The effect was subtle, and with so much going on, these tonal shifts made it was easy for me to sense the overall pace of the battle.
“The base color level in the game is blue and white,” de Plater explained, “which we associate with the new ring and the ghostly Celebrimbor. At the other end of the spectrum, we have the classic Eye of Sauron colors, with the orange that we see in the movie. Different effects we have in the game, whether it's the poison or the curse, all have their color languages around the idea of darkness versus light, orange versus blue, and then they're intersecting in different ways. ... There's another whole set of color language around the Nazgul.”
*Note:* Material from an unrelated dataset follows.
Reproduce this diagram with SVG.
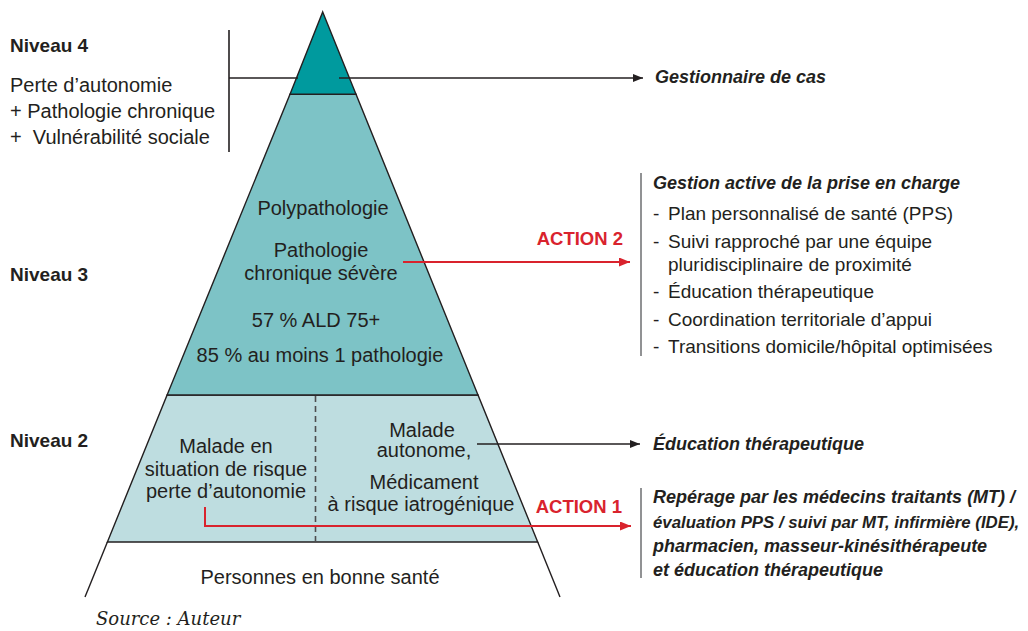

That color language also made the made the game feel brighter and more lively than the original.
Looking around the room at nearly a dozen stations running different save files from different places in the game world, it was easy to see how color was being used in other areas of the game as well. The warmonger tribe’s colors were orange, yellow and red and their fortress was decked out to match. But there were deep green, vine-covered fortresses, snowy fortresses with black rocks and citadels with gilded, shimmering walls studded with spikes.
No two fortresses in that demo room looked quite the same. It’s another outcome, de Plater told me, of enhancements made to the nemesis system.
The final battle
The one low point in the demo came in my particular fortress assault’s final battle.
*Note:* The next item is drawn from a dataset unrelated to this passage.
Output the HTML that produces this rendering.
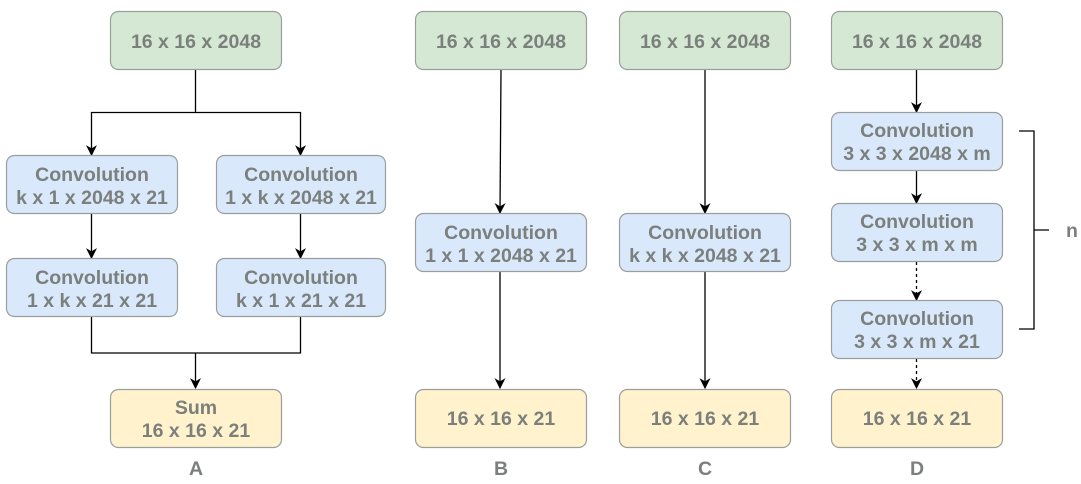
<!DOCTYPE html>
<html><head><meta charset="utf-8"><style>
html,body{margin:0;padding:0;background:#fff;width:1081px;height:484px;overflow:hidden}
svg{display:block}
text{font-family:"Liberation Sans",Arial,sans-serif;font-weight:bold;font-size:19.5px;fill:#7b807c;text-anchor:middle}
</style></head><body>
<svg width="1081" height="484" viewBox="0 0 1081 484" xmlns="http://www.w3.org/2000/svg">
<defs>
<marker id="ar" viewBox="0 0 10 10" refX="9" refY="5" markerWidth="11" markerHeight="11" markerUnits="userSpaceOnUse" orient="auto">
<path d="M0,0 L10,5 L0,10 L3,5 z" fill="#000"/></marker>
</defs>
<g stroke="#000" stroke-width="1.3" fill="none">
<path d="M195.5,69 V112.5 H91.5 V155" marker-end="url(#ar)"/>
<path d="M195.5,112.5 H300.5 V155" marker-end="url(#ar)"/>
<path d="M91.5,213 V258" marker-end="url(#ar)"/>
<path d="M300.5,213 V258" marker-end="url(#ar)"/>
<path d="M91.5,317 V353 H300.5 V317"/>
<path d="M195.5,353 V388" marker-end="url(#ar)"/>
<path d="M501,69 L500,213" marker-end="url(#ar)"/>
<path d="M500,272 V388" marker-end="url(#ar)"/>
<path d="M705,69 V213" marker-end="url(#ar)"/>
<path d="M705,272 V388" marker-end="url(#ar)"/>
<path d="M916.5,69 V112" marker-end="url(#ar)"/>
<path d="M916.5,171 V203" marker-end="url(#ar)"/>
<path d="M916.5,262 V300" stroke-dasharray="3,3" marker-end="url(#ar)"/>
<path d="M916.5,359 V388" stroke-dasharray="3,3" marker-end="url(#ar)"/>
<path d="M1019,131 H1034 V329 H1019 M1034,230 H1049"/>
</g>
<g stroke="#9a9e9c" stroke-width="1.2">
<rect x="110.5" y="11.5" width="171" height="58" rx="8" fill="#d5e8d4"/>
<rect x="415.5" y="11.5" width="171" height="58" rx="8" fill="#d5e8d4"/>
<rect x="619.5" y="11.5" width="171" height="58" rx="8" fill="#d5e8d4"/>
<rect x="831.5" y="11.5" width="171" height="58" rx="8" fill="#d5e8d4"/>
<rect x="6.5" y="155.5" width="171" height="58" rx="8" fill="#dae8fc"/>
<rect x="216.5" y="155.5" width="169" height="58" rx="8" fill="#dae8fc"/>
<rect x="6.5" y="258.5" width="171" height="58" rx="8" fill="#dae8fc"/>
<rect x="216.5" y="258.5" width="169" height="58" rx="8" fill="#dae8fc"/>
<rect x="415.5" y="213.5" width="171" height="58" rx="8" fill="#dae8fc"/>
<rect x="619.5" y="213.5" width="171" height="58" rx="8" fill="#dae8fc"/>
<rect x="831.5" y="112.5" width="171" height="58" rx="8" fill="#dae8fc"/>
<rect x="831.5" y="203.5" width="171" height="58" rx="8" fill="#dae8fc"/>
<rect x="831.5" y="300.5" width="171" height="58" rx="8" fill="#dae8fc"/>
<rect x="110.5" y="389.5" width="171" height="58" rx="8" fill="#fff2cc"/>
<rect x="415.5" y="389.5" width="171" height="58" rx="8" fill="#fff2cc"/>
<rect x="619.5" y="389.5" width="171" height="58" rx="8" fill="#fff2cc"/>
<rect x="831.5" y="389.5" width="171" height="58" rx="8" fill="#fff2cc"/>
</g>
<text x="196" y="48">16 x 16 x 2048</text>
<text x="501" y="48">16 x 16 x 2048</text>
<text x="705" y="48">16 x 16 x 2048</text>
<text x="917" y="48">16 x 16 x 2048</text>
<text x="92" y="181">Convolution</text><text x="92" y="204">k x 1 x 2048 x 21</text>
<text x="301" y="181">Convolution</text><text x="301" y="204">1 x k x 2048 x 21</text>
<text x="92" y="284">Convolution</text><text x="92" y="307">1 x k x 21 x 21</text>
<text x="301" y="284">Convolution</text><text x="301" y="307">k x 1 x 21 x 21</text>
<text x="501" y="239">Convolution</text><text x="501" y="262">1 x 1 x 2048 x 21</text>
<text x="705" y="239">Convolution</text><text x="705" y="262">k x k x 2048 x 21</text>
<text x="917" y="137">Convolution</text><text x="917" y="160">3 x 3 x 2048 x m</text>
<text x="917" y="228">Convolution</text><text x="917" y="251">3 x 3 x m x m</text>
<text x="917" y="325">Convolution</text><text x="917" y="348">3 x 3 x m x 21</text>
<text x="196" y="414">Sum</text><text x="196" y="437">16 x 16 x 21</text>
<text x="501" y="425">16 x 16 x 21</text>
<text x="705" y="425">16 x 16 x 21</text>
<text x="917" y="425">16 x 16 x 21</text>
<text x="196" y="475">A</text>
<text x="501" y="475">B</text>
<text x="705" y="475">C</text>
<text x="917" y="475">D</text>
<text x="1072" y="237">n</text>
</svg>
</body></html>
Shadow of War’s war chiefs are its most important currency, and I had squandered mine early on. With no one at my side, I strode into Kuga the Berserker Master’s throne room and was completely obliterated.
Near the end of the battle I found myself running for my life, kiting a mob of enemies behind me while I dodged huge gouts of poison gas that erupted from the floor. My guide took pity on me and told me to leap onto the walls. Before long, I was several stories high. A narrow ledge ringed the room, populated by a half-dozen archers that had been harassing me for the better part of five minutes. I dominated them, using the power of Celebrimbor’s ring to turn them into my allies, and together we fired arrow after arrow into the pack of enemies below.
Before long, I began to get the upper hand. But it didn’t feel very sporting to just whittle them down from range. Making matters worse, none of the enemies below could climb up to fight me on the ledge. I was essentially invincible.
The throne room, at least in the demo that I played, was as much of a reward as it was an all-out fight to the finish. It was the opportunity for me to show off, to dissect my opponents in detail. I just hadn’t played it right. Here’s hoping that Monolith spends a bit more time in these throne room encounters before the game goes out on Aug. 22.
Middle-Earth: Shadow of War is slated for Xbox One, Windows 10 PC, PlayStation 4 and Microsoft’s new Project Scorpio hardware.
Update: The studio has announced that Middle-Earth: Shadow of War will be delayed by almost two months. The new release date is set for October 10.